>> begin

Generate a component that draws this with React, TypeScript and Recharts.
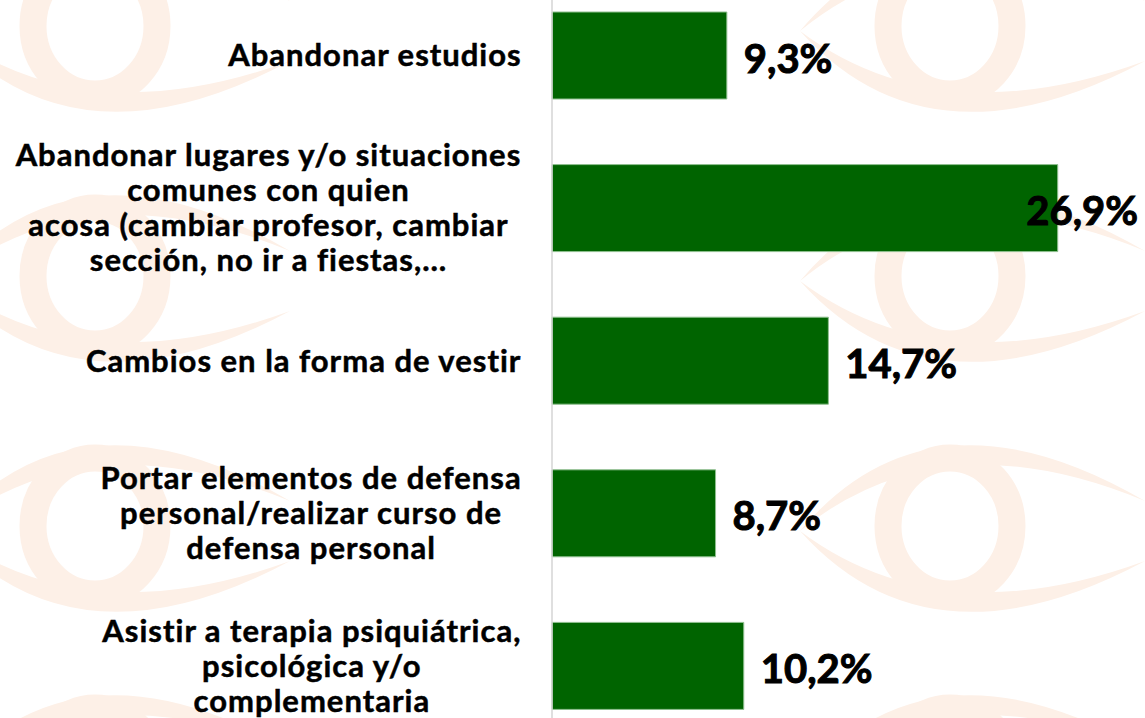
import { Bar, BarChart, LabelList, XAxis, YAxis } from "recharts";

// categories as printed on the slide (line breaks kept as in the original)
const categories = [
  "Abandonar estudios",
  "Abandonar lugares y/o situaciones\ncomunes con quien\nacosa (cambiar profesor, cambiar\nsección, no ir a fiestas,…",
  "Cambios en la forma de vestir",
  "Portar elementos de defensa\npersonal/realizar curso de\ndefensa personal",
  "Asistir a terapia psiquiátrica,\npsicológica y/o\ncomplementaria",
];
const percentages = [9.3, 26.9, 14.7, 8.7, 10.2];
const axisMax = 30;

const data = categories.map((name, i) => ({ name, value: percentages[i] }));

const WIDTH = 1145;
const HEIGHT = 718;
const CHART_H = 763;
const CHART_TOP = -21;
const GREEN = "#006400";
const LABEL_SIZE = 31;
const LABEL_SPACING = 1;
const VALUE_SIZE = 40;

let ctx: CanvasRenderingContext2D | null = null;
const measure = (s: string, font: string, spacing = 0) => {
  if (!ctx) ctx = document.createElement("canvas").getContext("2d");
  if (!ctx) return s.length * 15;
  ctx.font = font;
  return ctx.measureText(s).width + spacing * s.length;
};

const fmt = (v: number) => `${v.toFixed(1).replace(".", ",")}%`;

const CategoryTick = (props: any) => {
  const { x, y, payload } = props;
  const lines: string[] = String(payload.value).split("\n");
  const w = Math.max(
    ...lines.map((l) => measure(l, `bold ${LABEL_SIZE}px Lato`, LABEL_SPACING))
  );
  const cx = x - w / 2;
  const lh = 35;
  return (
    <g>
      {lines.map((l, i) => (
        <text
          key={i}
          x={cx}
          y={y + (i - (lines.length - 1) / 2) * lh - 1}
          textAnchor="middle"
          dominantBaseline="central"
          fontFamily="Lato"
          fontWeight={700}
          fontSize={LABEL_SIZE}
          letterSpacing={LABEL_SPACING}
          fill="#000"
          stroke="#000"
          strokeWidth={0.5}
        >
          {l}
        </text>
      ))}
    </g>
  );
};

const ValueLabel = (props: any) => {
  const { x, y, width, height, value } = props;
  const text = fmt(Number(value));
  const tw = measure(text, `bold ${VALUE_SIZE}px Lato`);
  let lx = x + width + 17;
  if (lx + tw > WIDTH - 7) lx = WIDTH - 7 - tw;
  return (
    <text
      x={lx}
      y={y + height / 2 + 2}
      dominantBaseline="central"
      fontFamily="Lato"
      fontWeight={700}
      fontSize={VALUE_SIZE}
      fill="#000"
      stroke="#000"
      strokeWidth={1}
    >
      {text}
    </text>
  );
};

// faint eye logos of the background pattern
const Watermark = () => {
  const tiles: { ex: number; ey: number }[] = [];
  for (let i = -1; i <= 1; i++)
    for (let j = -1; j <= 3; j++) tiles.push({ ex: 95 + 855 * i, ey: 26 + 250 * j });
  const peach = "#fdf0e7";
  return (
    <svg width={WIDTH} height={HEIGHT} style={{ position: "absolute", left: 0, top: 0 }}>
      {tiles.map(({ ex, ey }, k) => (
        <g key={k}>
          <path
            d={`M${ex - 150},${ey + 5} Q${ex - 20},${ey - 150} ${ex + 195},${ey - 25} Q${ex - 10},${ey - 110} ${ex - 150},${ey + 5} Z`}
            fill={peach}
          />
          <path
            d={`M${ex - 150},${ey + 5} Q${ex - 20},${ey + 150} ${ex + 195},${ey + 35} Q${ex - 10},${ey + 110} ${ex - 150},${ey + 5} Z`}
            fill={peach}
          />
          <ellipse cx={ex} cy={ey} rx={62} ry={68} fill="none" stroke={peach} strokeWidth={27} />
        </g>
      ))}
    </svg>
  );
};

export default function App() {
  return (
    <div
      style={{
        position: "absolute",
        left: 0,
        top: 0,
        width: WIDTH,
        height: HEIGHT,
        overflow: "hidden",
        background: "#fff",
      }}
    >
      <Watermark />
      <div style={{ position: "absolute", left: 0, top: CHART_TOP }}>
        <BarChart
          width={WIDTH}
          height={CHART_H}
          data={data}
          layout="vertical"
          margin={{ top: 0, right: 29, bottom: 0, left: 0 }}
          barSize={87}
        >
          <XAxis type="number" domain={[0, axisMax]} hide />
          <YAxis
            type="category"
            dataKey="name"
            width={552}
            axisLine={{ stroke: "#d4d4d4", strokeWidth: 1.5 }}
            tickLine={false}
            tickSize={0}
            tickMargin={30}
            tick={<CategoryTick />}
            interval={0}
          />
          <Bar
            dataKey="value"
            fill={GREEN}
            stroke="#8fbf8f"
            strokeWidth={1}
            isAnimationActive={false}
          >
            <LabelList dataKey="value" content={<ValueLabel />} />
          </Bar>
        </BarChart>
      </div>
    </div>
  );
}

>> end

[STATED TASK]: Leave out the pictures, then repeat the listing above exactly from its first line to the line with "LabelList, XAxis, YAxis", inclusive.

[RESPONSE TO THE TASK]:
Generate a component that draws this with React, TypeScript and Recharts.
import { Bar, BarChart, LabelList, XAxis, YAxis } from "recharts";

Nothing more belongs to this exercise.